First, decide where the arbitration hearing will be held, or “seated” in arbitration parlance. In general, the conduct of the arbitration and any challenge to the award is governed by the law of the arbitral seat. See 9 U.S.C. § 7 (Federal Arbitration Act, which incorporates the New York Convention at Article V(1)(e)). This has important consequences.

For example, if the local courts in the country where the arbitration is to be held are not reliable, then the arbitral award will be vulnerable. See Termorio S.A. v. Electranta, 487 F.3d 928 (D.C. Cir. 2007) ($60 Million arbitration award against Columbian public utility vacated by Columbian courts on dubious ground); Baker Marine Ltd. v. Chevron Ltd., 191 F.3d 194 (2d Cir. 1999) (award similarly vacated by Nigerian court). To avoid these kinds of results, choose a jurisdiction where the rule of law is respected, and that has a track record of honoring arbitral awards. New York, London, and Hong Kong are often chosen for these reasons.

The parties’ ideal advocate and arbitrator should also influence their choice of an arbitral seat. What type of person does the company want to represent it in the proceeding? What kind of arbitrator does it prefer? Attorneys and arbitrators from a civil law background, for instance, bring very different perspectives from those who are accustomed to the United States common law approach.

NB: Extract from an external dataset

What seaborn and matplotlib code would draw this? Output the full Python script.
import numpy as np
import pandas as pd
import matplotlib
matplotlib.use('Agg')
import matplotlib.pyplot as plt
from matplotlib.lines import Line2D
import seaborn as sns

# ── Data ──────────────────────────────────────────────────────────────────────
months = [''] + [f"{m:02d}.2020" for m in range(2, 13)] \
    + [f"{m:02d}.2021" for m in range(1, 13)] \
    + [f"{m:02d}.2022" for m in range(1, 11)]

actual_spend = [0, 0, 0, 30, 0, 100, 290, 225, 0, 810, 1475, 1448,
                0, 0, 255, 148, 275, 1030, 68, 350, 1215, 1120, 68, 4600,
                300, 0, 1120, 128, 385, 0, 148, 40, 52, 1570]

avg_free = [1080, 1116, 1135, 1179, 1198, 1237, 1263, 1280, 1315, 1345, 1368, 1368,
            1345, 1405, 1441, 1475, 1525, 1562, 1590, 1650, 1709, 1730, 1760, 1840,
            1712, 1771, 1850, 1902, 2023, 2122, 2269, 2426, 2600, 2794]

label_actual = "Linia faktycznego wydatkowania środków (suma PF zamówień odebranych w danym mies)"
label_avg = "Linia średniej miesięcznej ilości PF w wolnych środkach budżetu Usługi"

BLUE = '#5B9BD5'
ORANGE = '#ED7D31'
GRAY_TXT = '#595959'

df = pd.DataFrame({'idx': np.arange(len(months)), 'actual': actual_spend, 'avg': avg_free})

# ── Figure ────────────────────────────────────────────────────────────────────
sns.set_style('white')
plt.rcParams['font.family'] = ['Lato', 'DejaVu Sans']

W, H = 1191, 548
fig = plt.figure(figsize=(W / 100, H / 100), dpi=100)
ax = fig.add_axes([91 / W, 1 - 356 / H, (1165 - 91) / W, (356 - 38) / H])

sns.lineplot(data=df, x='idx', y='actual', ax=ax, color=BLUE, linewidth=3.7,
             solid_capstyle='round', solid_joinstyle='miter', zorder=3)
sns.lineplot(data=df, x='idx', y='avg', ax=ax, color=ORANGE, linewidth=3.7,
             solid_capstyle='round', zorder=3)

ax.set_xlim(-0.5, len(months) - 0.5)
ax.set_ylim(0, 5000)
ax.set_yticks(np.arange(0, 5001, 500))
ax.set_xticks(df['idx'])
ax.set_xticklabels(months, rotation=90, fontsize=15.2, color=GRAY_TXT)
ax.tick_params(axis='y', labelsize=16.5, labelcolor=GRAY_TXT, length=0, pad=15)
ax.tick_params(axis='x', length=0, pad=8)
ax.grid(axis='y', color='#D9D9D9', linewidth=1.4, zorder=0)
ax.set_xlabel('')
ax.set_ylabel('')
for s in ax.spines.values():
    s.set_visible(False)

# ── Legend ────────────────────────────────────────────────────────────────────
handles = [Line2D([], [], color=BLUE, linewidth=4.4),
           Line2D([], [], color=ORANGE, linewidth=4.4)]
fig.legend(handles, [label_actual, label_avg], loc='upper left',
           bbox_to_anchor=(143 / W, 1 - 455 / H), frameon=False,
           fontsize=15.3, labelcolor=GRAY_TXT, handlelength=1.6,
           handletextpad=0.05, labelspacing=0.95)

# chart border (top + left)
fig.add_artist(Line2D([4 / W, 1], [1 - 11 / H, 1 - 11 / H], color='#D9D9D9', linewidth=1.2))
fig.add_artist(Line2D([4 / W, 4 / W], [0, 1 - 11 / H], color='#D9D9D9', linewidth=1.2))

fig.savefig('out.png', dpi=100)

Decide Which Arbitral Provider to Use.

Although there are many, perhaps hundreds, of organizations that administer arbitrations, companies can narrow their choices considerably by choosing whether to use a “non-administered” or “administered” service. A non-administered service will provide a set of rules and help the parties select an arbitral panel, but then essentially will exit the process. The most prominent non-administered provider is the International Institute for Conflict Prevention and Resolution, known as CPR. See

Administered arbitrations, in which the provider remains involved throughout the arbitration process, are far more prevalent. The Paris-based International Chamber of Commerce, or ICC, has been the predominant provider of international arbitration for many years. See The ICC Rules of Arbitration are heavily influenced by the civil law, European style of dispute resolution, which involves limited discovery and is less focused on aggressive oral advocacy.

The international branch of the American Arbitration Association, known as the International Centre for Dispute Resolution, or ICDR, is also gaining prominence. See The ICDR procedural rules contemplate a more “U.S. style” advocacy process, which typically permits more discovery. See ICDR Arbitration Rules, Article 19 (permitting arbitrators to order the exchange of documents and other materials).

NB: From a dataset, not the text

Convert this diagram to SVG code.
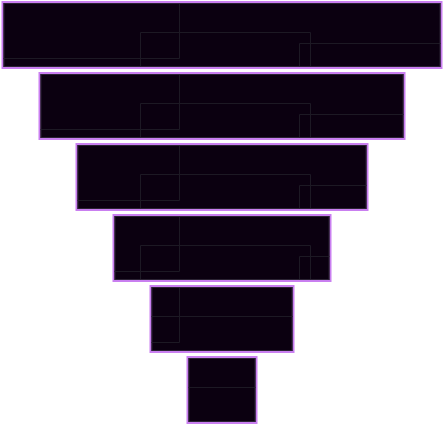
<svg xmlns="http://www.w3.org/2000/svg" width="444" height="426" viewBox="0 0 444 426">
  <style>
    .bar { fill: #0b0010; stroke: #c97ff0; stroke-width: 2; }
    .edge { fill: none; stroke: #2a2232; stroke-width: 1; }
    .grid { fill: none; stroke: #1d1924; stroke-width: 1; }
  </style>
  <defs>
    <g id="pattern">
      <path d="M179.5 0 V57.5 M0 57.5 H179.5 M140.5 70 V31.5 H310.5 V70 M299.5 70 V42.5 H444"/>
    </g>
    <clipPath id="c0"><rect x="3.5" y="3" width="437" height="64"/></clipPath>
    <clipPath id="c1"><rect x="40.5" y="74" width="363" height="64"/></clipPath>
    <clipPath id="c2"><rect x="77.5" y="145" width="289" height="64"/></clipPath>
    <clipPath id="c3"><rect x="114.5" y="216" width="215" height="64"/></clipPath>
    <clipPath id="c4"><rect x="151.5" y="287" width="141" height="64"/></clipPath>
    <clipPath id="c5"><rect x="188.5" y="358" width="67" height="64"/></clipPath>
  </defs>

  <g id="level1">
    <rect class="bar" x="2.5" y="2" width="439" height="66"/>
    <g class="grid" clip-path="url(#c0)"><use href="#pattern" transform="translate(0,1)"/></g>
    <rect class="edge" x="4" y="3.5" width="436" height="63"/>
  </g>
  <g id="level2">
    <rect class="bar" x="39.5" y="73" width="365" height="66"/>
    <g class="grid" clip-path="url(#c1)"><use href="#pattern" transform="translate(0,72)"/></g>
    <rect class="edge" x="41" y="74.5" width="362" height="63"/>
  </g>
  <g id="level3">
    <rect class="bar" x="76.5" y="144" width="291" height="66"/>
    <g class="grid" clip-path="url(#c2)"><use href="#pattern" transform="translate(0,143)"/></g>
    <rect class="edge" x="78" y="145.5" width="288" height="63"/>
  </g>
  <g id="level4">
    <rect class="bar" x="113.5" y="215" width="217" height="66"/>
    <g class="grid" clip-path="url(#c3)"><use href="#pattern" transform="translate(0,214)"/></g>
    <rect class="edge" x="115" y="216.5" width="214" height="63"/>
  </g>
  <g id="level5">
    <rect class="bar" x="150.5" y="286" width="143" height="66"/>
    <g class="grid" clip-path="url(#c4)"><use href="#pattern" transform="translate(0,285)"/></g>
    <rect class="edge" x="152" y="287.5" width="140" height="63"/>
  </g>
  <g id="level6">
    <rect class="bar" x="187.5" y="357" width="69" height="66"/>
    <g class="grid" clip-path="url(#c5)"><use href="#pattern" transform="translate(0,356)"/></g>
    <rect class="edge" x="189" y="358.5" width="66" height="63"/>
  </g>
  <g id="connectors"/>
</svg>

Companies may also incorporate into their arbitration provisions specific evidentiary rules, such as the International Bar Association’s Rules on the Taking of Evidence in International Commercial Arbitration. Through these or other similar rules, companies can agree in advance how they will conduct discovery during the arbitration, including the extent to which expensive items, such as electronic discovery or depositions, will be available.

Additional Key Issues.

Language, currency, and other specific issues regarding the conduct of the hearing. | Selection of the arbitral seat and provider will largely dictate the arbitration provision, which will incorporate the procedural rules of the provider. The provider’s rules do not, however, address every situation. For instance, we have found that the following issues should be addressed specifically in the arbitration provision: (1) the language in which the hearing is to be conducted; (2) the currency in which the award is to be made; and (3) the number of arbitrators who will preside. And in some settings (where trade secrets may be an issue, for example), companies should consider the need for interim or emergency relief. Although many arbitral provider rules provide for such relief (see, e.g., ICC Rules of Arbitration, Article 28), arbitrators rarely grant such relief in our experience. Accordingly, contracting parties should consider whether interim or emergency relief should be carved out of the arbitration clause.

Ethical expectations of the parties and their counsel. |  One additional emerging issue to consider is the ethical expectations applicable to counsel and the arbitrators. This issue typically is not addressed in the provider’s procedural rules and was not a problem historically, when the international arbitration “bar” was a relatively small and closed circle.

As the economy is increasingly globalized, however, it is quite common in our experience to encounter counsel and arbitrators whose ethical and advocacy practices vary significantly, depending on their legal and geographical background. The ICC Rules, for example, do not require even that the parties be represented by attorneys. See ICC Rules of Arbitration, Article 21(4) (allowing parties to appear through “authorized representatives”). In response to this issue, several organizations have begun to draft model rules to bridge the disconnect. See International Council for Commercial Arbitration, Hague Principles on Ethical Standards for Counsel Appearing before International Courts and Tribunals; International Bar Association, Code of Ethics and Conduct for Counsel. These standards may be incorporated into an arbitration provision at the outset to provide clear guidance in the event of a dispute arising from the participants’ divergent ethical or practical norms.

Counsel with experience in international arbitration. | Finally, when a dispute arises, we recommend including counsel who has experience in the arbitral environment and, if possible, in the international arbitration arena. Effective advocacy before arbitrators of varying global backgrounds is a very different proposition from effective advocacy before a jury or a United States judge.